Dissertations, Theses, and Capstone Projects

Date of Degree

6-2022

Document Type

Dissertation

Degree Name

Ph.D.

Program

Biology

Advisor

Weigang Qiu

Committee Members

Christopher Blair

Mandë Holford

Michael J. Hickerson

Sherwood Casjens

Subject Categories

Bioinformatics | Evolution | Genomics | Other Immunology and Infectious Disease | Population Biology

Keywords

Comparative genomics, Microbial genome evolution, Lyme disease, SARS-CoV-2, Maximum antigen diversification, Centroid Algorithm

Abstract

We live in an era of emerging infectious diseases that are increasingly common, rapidly spreading, and gravely devastating. Lyme disease, caused by bacteria belonging to the genus Borreliella, is rapidly rising in the Northern Hemisphere because of geographic range expansion of both the tick vectors and the pathogens. Evolutionary comparative analysis of Borreliella genomes is a key to understanding the phylogeographic history and mechanisms of their global diversification. Moreover, genomic variations in Borreliella associated with human pathogenicity, e.g., at loci encoding cell-surface antigens interacting with the vertebrate hosts, have not been fully identified. Similarly, the ongoing COVID-19 pandemic, caused by severe acute respiratory syndrome coronavirus 2 (SARS-CoV-2) is bringing unprecedented loss of human lives and turmoil in global economic and social orders. While the genome of SARS-CoV-2 coronavirus causing the COVID-19 pandemic is rapidly evolving during the global pandemic, it is not clear how to distinguish the most consequential mutations, such as those associated with human virulence and immune escape, among the numerous genomic changes elsewhere.
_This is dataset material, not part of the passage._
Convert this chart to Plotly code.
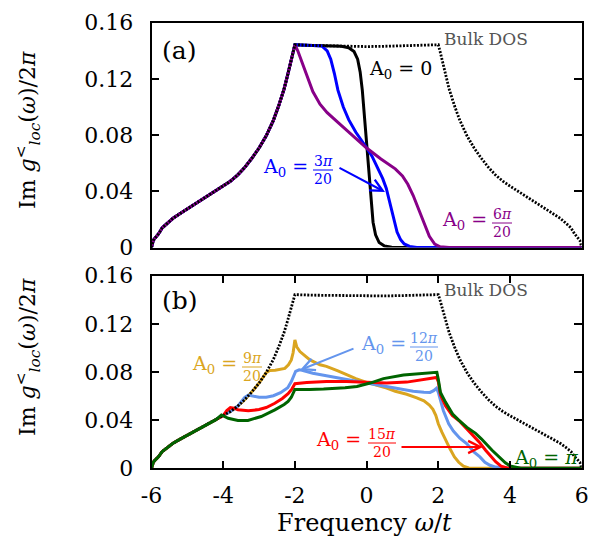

By analyzing the genomic sequences of microbial pathogens in an evolutionary framework, I reconstructed biogeographic histories of Lyme disease pathogens. My studies identified that evolutionary mechanisms of SARS-CoV-2 genome diversification driven by natural selection including escape from host immunity. I also implemented novel evolution-informed strategies to combat pathogen diversification.

In chapter 1, I report forty-four newly completed genomes of nineteen Borreliella species from across the world, a comprehensive biogeographic history of their global diversification, and a highly dynamic and fluid plasmid composition and structure mediated by rapid gene duplication, losses, and translocation. In chapter 2, I show that Lyme disease-causing bacterium Borreliella burgdorferi produces an outer surface protein C (OspC) that displays high antigenicity specificity. To overcome the challenge of OspC antigenic diversity in the development of preventive clinical vaccine strategies, I report evolution-inspired designs of synthetic antigens that are more broadly reactive than the natural OspC variants. These synthetic evolutionary analogs of OspC showed promise as diagnostic and vaccine candidates against diverse pathogen strains coexisting in the endemic areas of Lyme disease in the United States. Our automated evolution-based computational design opens a novel path to combating other fast-evolving microbial pathogens as well.

In chapter 3, I report an evolutionary analysis of close to one million SARS-CoV-2 genomes and show that a key signature of human-adaptive mutations is their tendency to form clusters of shared allelic frequency trajectories over time. Furthermore, my colleagues and I have developed novel software tools including a database, a bioinformatics pipeline, a genome-evolution simulator, and a web interface to facilitate rapid identification of genomic signatures of viral adaptation to humans during the current and future viral outbreaks.

In combination, these chapters offer a comprehensive understanding of key drivers of adaptive genome evolution of two major microbial pathogens, provide a set of software tools and pipelines for analyzing microbial genome variability, and propose an evolution-based strategy to combat pathogen diversification.